Fue en ese instante cuando le dijo que Desi había muerto.
—¿Muerta? —exclamó Yamam—. ¿Está usted seguro? ¿No será desaparecida lo que quiere decir?
—Muerta —repitió Pablo—. Desde el lunes a mediodía.
—No es posible: el lunes la vi yo a primera hora de la mañana.
—Lo sé; ella me lo comunicó por teléfono. ¿Por qué fue usted a verla, o por qué ella fue a verlo a usted?
—Fui yo al piso. ¿Ha sido allí donde…? —Pablo afirmó—. Fui al piso a decirle que estaría fuera unos días.
—Para huir de la policía.

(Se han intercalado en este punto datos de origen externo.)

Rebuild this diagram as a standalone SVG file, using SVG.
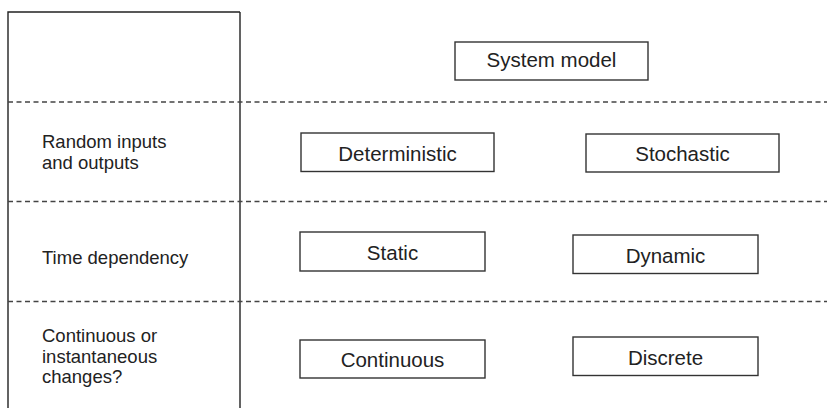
<svg xmlns="http://www.w3.org/2000/svg" width="827" height="408" viewBox="0 0 827 408">
<style>
.frame{stroke:#222;stroke-width:1.4;fill:none}
.dash{stroke:#444;stroke-width:1.3;stroke-dasharray:5 3.5;fill:none}
.box{fill:#fff;stroke:#333;stroke-width:1.4}
.lbl{font-family:"Liberation Sans",Arial,sans-serif;font-size:18.5px;fill:#222}
.btxt{font-family:"Liberation Sans",Arial,sans-serif;font-size:20.5px;fill:#222;text-anchor:middle}
</style>
<rect width="827" height="408" fill="#fff"/>
<g id="grid">
<path class="frame" d="M8,408 V12 H240 M240,12 V408"/>
<path class="dash" d="M8,102 H827 M8,201.5 H827 M8,301.5 H827"/>
</g>
<g id="row-labels">
<text class="lbl" x="42" y="148">Random inputs</text>
<text class="lbl" x="42" y="169">and outputs</text>
<text class="lbl" x="42" y="264">Time dependency</text>
<text class="lbl" x="42" y="342">Continuous or</text>
<text class="lbl" x="42" y="362.5">instantaneous</text>
<text class="lbl" x="42" y="383">changes?</text>
</g>
<g id="connectors"></g>
<g id="system-model"><rect class="box" x="455" y="42" width="193" height="38"/><text class="btxt" x="551.5" y="67">System model</text></g>
<g id="deterministic"><rect class="box" x="301" y="133" width="193" height="38.5"/><text class="btxt" x="397.5" y="161">Deterministic</text></g>
<g id="stochastic"><rect class="box" x="586" y="134" width="193" height="38"/><text class="btxt" x="682.5" y="160.5">Stochastic</text></g>
<g id="static"><rect class="box" x="300" y="232" width="185" height="39"/><text class="btxt" x="392.5" y="260">Static</text></g>
<g id="dynamic"><rect class="box" x="573" y="235" width="185" height="38.5"/><text class="btxt" x="665.5" y="263">Dynamic</text></g>
<g id="continuous"><rect class="box" x="300" y="340" width="185" height="38"/><text class="btxt" x="392.5" y="367">Continuous</text></g>
<g id="discrete"><rect class="box" x="573" y="337" width="185" height="38.5"/><text class="btxt" x="665.5" y="365">Discrete</text></g>
</svg>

Usted supo que yo venía a Estambul a echarle los perros y…
—No; yo supe que usted estaba aquí, pero no me fui por eso… Desi había conseguido que el director en Estambul de una firma francesa expulsase de su oficina a mi amiga Blanche y tratase de devolverla a París. Yo estoy interesado en ella. Enterado del comportamiento de Desi, quise darle una lección. Crea usted que estaba deseando librarme de esa loca… Perdóneme, está muerta, pero es verdad lo que le digo. El lunes, después de pasar la noche en el pequeño apartamento de Blanche que ella en adelante no podrá pagar, me dirigí a casa y le planteé la cuestión a Desi: me iba con Blanche tres días y esperaba no encontrarla allí cuando regresase. Blanche tendría que quedarse a vivir en el piso, puesto que Desi, ella misma, había hecho imposible cualquier otra solución.
—¿Cómo recibió la decisión de usted?
—Como si la esperara. Me dio la mano; luego, me la pasó levemente por la mejilla, y me dijo: «Gracias por todo. No te preocupes; a tu vuelta no estaré aquí». Me dijo también: «Que seas feliz».
Pablo tenía bastante, no quiso escuchar más. Miró a aquel turco vulgar. Se preguntó si le mentía. Se respondió que acaso habían mentido todos, incluso él; que también Desi se engañaba al escribir sus cuadernos; que la absoluta verdad no existe, y que cada uno es víctima de su propia verdad, la sepa o no, la diga o no la diga.
Al salir del puesto de policía levantó los ojos al cielo. Estaba azul; en él volaba una gran bandada de aves migratorias. Ese día comenzaba el otoño. No distinguió lo que eran, pero le parecieron cigüeñas. Pensó en Desi y la vio sonriendo. Luego pensó que, de una manera muy distinta de como lo proyectara, se la llevaría a España de regreso con él.